[PaaS] MINHASH field in gz solr files is not being updated correctly
We have detected some .gz files from Solr contentstore that have a massive amount of hashes in MINHASH field. We think that the field is not being updated correctly and is growing without control.
When querying one of the affected notes to get the whole list of fields the output generated is about 76Mb of data which 99.9% are just hashes in MINHASH field:
We don't have steps to reproduce but after speaking with some engineers from SS team we are most likely hitting SEARCH-2065 which hasn't been fixed yet for 1.4.X branch.

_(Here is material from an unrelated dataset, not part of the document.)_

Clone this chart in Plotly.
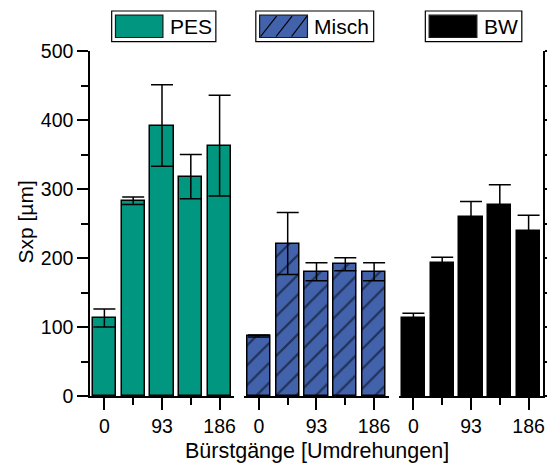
import plotly.graph_objects as go

# Bar positions within each group and their tick labels
positions = [1, 2, 3, 4, 5]
tick_positions = [1, 3, 5]
tick_labels = ["0", "93", "186"]

# Sxp values [µm] and their standard deviations
pes_values = [113, 283, 392, 318, 363]
pes_errors = [13, 5.5, 59, 32, 73]
misch_values = [87, 221, 180, 191, 180]
misch_errors = [1.5, 45, 13, 9.5, 13]
bw_values = [113, 193, 259, 277, 239]
bw_errors = [7, 8, 23, 29, 23]

group_names = ["PES", "Misch", "BW"]

TEAL = "#00967F"
BLUE = "#4262AC"
BLACK = "#000000"
FONT = "Arial, Liberation Sans, sans-serif"

W, H = 547, 464
L, R, T, B = 90, 543.5, 51, 396


def px(x):
    return (x - L) / (R - L)


def py(y):
    return (B - y) / (B - T)


def err(vals):
    return dict(type="data", array=vals, visible=True, color=BLACK,
                thickness=1.5, width=11)


fig = go.Figure()
fig.add_bar(x=positions, y=pes_values, error_y=err(pes_errors), width=0.8,
            marker=dict(color=TEAL, line=dict(color=BLACK, width=1.5)),
            xaxis="x", yaxis="y", name=group_names[0], showlegend=False)
fig.add_bar(x=positions, y=misch_values, error_y=err(misch_errors), width=0.8,
            marker=dict(color=BLUE, line=dict(color=BLACK, width=1.5),
                        pattern=dict(shape="/", size=14, solidity=0.16,
                                     fgcolor=BLACK, bgcolor=BLUE)),
            xaxis="x2", yaxis="y", name=group_names[1], showlegend=False)
fig.add_bar(x=positions, y=bw_values, error_y=err(bw_errors), width=0.8,
            marker=dict(color=BLACK, line=dict(color=BLACK, width=1.5)),
            xaxis="x3", yaxis="y", name=group_names[2], showlegend=False)
# empty trace that carries the right-hand frame axis
fig.add_scatter(x=[None], y=[None], xaxis="x3", yaxis="y2",
                showlegend=False, hoverinfo="skip")

gap = 10.5
pw = ((R - L) - 2 * gap) / 3
domains = []
for i in range(3):
    a = L + i * (pw + gap)
    domains.append([px(a), min(1.0, px(a + pw))])

xcommon = dict(range=[0.5, 5.5], tickmode="array", tickvals=tick_positions,
               ticktext=tick_labels, ticks="outside", ticklen=12, tickwidth=1.5,
               tickcolor=BLACK, showline=True, linecolor=BLACK, linewidth=1.5,
               showgrid=False, zeroline=False, anchor="y", automargin=False,
               tickfont=dict(family=FONT, size=19.5, color=BLACK),
               minor=dict(tickmode="array", tickvals=[2, 4], ticks="outside",
                          ticklen=7, tickwidth=1.5, tickcolor=BLACK))

ycommon = dict(range=[0, 500], dtick=100, ticks="outside", ticklen=11,
               tickwidth=1.5, tickcolor=BLACK, showline=True, linecolor=BLACK,
               linewidth=1.5, showgrid=False, zeroline=False, automargin=False,
               minor=dict(dtick=50, ticks="outside", ticklen=7, tickwidth=1.5,
                          tickcolor=BLACK))

fig.update_layout(
    width=W, height=H,
    margin=dict(l=L, r=W - R, t=T, b=H - B, pad=0, autoexpand=False),
    paper_bgcolor="white", plot_bgcolor="white",
    font=dict(family=FONT, size=19.5, color=BLACK),
    bargap=0,
    xaxis=dict(domain=domains[0], **xcommon),
    xaxis2=dict(domain=domains[1], **xcommon),
    xaxis3=dict(domain=domains[2], **xcommon),
    yaxis=dict(anchor="x", tickfont=dict(family=FONT, size=19.5, color=BLACK),
               **ycommon),
    yaxis2=dict(anchor="x3", overlaying="y", side="right",
                showticklabels=False, **ycommon),
)

# axis titles
fig.add_annotation(text="Sxp [µm]", xref="paper", yref="paper",
                   x=px(24.5), y=py(222), xanchor="center", yanchor="middle",
                   textangle=-90, showarrow=False,
                   font=dict(family=FONT, size=21, color=BLACK))
fig.add_annotation(text="Bürstgänge [Umdrehungen]", xref="paper", yref="paper",
                   x=0.5, y=py(451), xanchor="center", yanchor="middle",
                   showarrow=False, font=dict(family=FONT, size=21.5, color=BLACK))

# legend boxes above each group
legend_items = [
    # box x0, box x1, swatch x1, fill
    (111.7, 216.0, 163.0, TEAL),
    (256.0, 374.0, 307.7, BLUE),
    (425.7, 522.3, 477.3, BLACK),
]
for name, (bx0, bx1, sx1, fill) in zip(group_names, legend_items):
    fig.add_shape(type="rect", xref="paper", yref="paper",
                  x0=px(bx0), x1=px(bx1), y0=py(41.7), y1=py(11),
                  line=dict(color=BLACK, width=1.2), fillcolor="white")
    sx0 = bx0 + 3.8
    fig.add_shape(type="rect", xref="paper", yref="paper",
                  x0=px(sx0), x1=px(sx1), y0=py(37.5), y1=py(15.2),
                  line=dict(color="#1a1a1a", width=1.2), fillcolor=fill)
    if name == "Misch":
        for k in range(3):
            xa = sx0 + 1 + k * 15.5
            fig.add_shape(type="line", xref="paper", yref="paper",
                          x0=px(xa), y0=py(36.5), x1=px(min(xa + 16, sx1 - 0.5)),
                          y1=py(16.2), line=dict(color=BLACK, width=1.2))
    fig.add_annotation(text=name, xref="paper", yref="paper",
                       x=px(sx1 + 5), y=py(26.5), xanchor="left", yanchor="middle",
                       showarrow=False,
                       font=dict(family=FONT, size=21, color=BLACK))

fig.write_html("out.html")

One more question, once we are running the SS version that includes this fix, what is the procedure to sort out nodes that are affected. Is the fix going to detect problematic nodes and fix them automatically? If not, should we detect those nodes, delete the gz files and reindex them?
by default, we fix service pack requests on master and merge them back to all supported branches, ready to be picked up in upcoming service pack releases. As to which releases are being planned, you would need to speak with the PM . Thanks.
Which releases are going to have this fix?
I am able to reproduce the issue by updating the content of any archive file (tested with .zip and .odt).
First upload of document: 512 items in MINHASH field and each time I update the content of the document I see a 512 items increment.
When I open the file through webdav in LibreOffice, every time I hit save, even without any changes to the document, it triggers the index and I have an increment of tokens.
The number of increments is always 512 in my env independently from how many files are in my archive or how big they are.